# [Task details]
Quote word for word the lines below, beginning with the first and ending with the one that has "import pandas as pd". Drop the pictures.

**** Dataset section ****

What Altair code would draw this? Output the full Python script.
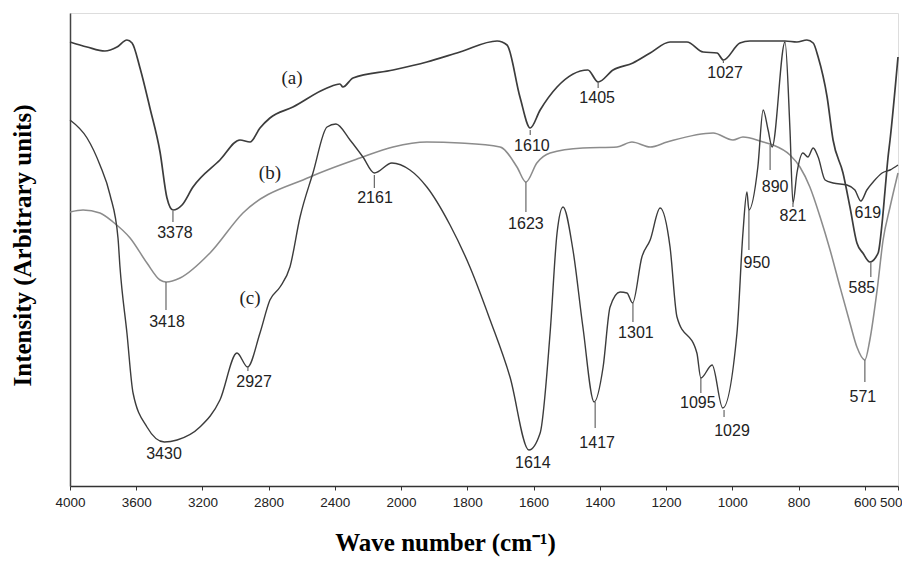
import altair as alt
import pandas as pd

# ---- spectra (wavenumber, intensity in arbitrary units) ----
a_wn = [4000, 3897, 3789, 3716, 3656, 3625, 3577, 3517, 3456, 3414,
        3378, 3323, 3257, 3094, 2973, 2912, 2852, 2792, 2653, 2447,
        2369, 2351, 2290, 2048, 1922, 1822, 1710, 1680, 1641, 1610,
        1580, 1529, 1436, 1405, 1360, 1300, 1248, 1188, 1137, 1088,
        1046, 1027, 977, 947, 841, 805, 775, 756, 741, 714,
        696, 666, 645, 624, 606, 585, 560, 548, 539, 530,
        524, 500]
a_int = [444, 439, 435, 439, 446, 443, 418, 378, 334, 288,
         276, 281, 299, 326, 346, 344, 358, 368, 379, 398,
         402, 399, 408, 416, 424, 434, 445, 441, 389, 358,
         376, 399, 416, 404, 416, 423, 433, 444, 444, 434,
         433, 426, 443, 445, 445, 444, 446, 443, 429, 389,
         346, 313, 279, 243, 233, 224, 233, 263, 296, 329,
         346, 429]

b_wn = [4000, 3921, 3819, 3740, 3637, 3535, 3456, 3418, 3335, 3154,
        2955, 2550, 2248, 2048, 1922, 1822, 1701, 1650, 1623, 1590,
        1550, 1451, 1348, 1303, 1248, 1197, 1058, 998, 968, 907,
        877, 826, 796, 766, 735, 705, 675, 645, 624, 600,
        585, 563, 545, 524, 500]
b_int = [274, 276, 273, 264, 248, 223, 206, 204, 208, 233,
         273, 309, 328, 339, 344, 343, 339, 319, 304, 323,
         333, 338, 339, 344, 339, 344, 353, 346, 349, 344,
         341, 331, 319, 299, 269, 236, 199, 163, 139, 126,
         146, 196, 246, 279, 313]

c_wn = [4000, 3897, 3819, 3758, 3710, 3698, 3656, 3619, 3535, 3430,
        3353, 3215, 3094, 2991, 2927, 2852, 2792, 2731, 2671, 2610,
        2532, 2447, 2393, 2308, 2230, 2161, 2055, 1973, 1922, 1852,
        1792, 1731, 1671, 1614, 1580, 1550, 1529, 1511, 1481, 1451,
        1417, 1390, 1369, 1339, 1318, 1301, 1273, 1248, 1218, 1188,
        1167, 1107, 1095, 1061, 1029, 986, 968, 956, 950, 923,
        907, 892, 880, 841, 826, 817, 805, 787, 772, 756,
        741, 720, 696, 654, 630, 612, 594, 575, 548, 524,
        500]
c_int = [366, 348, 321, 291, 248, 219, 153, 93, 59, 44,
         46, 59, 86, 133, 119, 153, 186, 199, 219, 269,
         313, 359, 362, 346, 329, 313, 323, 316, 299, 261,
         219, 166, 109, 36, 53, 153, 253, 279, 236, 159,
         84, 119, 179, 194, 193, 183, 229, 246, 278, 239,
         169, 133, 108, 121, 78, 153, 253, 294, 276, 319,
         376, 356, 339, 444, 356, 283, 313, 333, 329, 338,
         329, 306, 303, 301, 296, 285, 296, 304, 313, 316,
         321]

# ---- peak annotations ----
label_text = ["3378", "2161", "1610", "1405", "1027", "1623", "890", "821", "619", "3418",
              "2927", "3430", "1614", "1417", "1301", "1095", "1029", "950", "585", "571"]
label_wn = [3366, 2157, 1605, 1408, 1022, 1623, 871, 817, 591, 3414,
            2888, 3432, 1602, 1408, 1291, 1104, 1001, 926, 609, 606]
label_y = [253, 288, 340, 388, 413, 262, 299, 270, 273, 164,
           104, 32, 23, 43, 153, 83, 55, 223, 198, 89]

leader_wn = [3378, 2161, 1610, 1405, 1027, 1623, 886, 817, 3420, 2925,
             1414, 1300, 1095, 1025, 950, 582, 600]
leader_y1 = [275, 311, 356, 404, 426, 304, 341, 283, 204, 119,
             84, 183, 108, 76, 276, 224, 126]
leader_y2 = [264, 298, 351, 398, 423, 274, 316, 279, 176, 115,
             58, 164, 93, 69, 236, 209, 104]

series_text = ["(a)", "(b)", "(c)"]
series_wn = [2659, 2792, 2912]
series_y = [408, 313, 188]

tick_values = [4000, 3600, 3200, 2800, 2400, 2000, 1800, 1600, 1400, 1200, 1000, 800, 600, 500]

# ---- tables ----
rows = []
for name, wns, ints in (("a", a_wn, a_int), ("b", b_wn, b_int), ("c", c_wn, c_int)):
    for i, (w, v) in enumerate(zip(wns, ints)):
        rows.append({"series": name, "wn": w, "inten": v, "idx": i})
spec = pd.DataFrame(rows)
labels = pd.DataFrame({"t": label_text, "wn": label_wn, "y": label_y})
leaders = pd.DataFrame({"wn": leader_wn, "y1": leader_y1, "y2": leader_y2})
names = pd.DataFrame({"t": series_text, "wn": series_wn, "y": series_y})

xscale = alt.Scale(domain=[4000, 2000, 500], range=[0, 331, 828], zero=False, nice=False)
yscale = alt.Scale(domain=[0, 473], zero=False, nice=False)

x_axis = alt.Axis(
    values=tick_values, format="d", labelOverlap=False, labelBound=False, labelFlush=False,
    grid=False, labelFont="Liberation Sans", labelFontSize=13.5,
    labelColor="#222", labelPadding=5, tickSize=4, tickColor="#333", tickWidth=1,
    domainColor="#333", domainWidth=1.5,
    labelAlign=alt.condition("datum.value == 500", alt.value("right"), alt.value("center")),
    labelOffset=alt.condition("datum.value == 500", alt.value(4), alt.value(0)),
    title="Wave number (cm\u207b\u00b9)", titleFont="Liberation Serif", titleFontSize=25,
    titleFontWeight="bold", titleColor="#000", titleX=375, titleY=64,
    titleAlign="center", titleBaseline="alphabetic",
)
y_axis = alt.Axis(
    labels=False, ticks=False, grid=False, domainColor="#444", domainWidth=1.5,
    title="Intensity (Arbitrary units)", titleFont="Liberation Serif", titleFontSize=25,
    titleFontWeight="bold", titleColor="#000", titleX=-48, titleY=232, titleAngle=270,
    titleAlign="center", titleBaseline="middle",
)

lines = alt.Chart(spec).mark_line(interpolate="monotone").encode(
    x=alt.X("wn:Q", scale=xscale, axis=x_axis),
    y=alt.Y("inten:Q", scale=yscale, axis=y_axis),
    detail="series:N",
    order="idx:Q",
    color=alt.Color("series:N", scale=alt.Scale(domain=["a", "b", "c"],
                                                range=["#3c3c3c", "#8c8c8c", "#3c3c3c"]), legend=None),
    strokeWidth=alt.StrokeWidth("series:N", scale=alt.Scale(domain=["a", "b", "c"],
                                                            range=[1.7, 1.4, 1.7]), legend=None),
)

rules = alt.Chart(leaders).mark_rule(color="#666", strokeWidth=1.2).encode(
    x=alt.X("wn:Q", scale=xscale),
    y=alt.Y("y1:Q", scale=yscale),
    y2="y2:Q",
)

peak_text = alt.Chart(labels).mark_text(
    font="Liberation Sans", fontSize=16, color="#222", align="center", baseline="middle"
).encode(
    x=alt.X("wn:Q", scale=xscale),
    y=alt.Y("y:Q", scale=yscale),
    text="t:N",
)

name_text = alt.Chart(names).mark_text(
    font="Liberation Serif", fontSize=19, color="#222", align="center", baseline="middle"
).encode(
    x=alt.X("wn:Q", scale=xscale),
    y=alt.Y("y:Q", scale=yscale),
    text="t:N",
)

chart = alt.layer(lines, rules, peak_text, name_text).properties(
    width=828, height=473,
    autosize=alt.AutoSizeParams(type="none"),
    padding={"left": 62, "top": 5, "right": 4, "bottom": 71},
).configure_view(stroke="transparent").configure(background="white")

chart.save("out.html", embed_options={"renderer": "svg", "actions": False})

****

# [Answer in full]
What Altair code would draw this? Output the full Python script.
import altair as alt
import pandas as pd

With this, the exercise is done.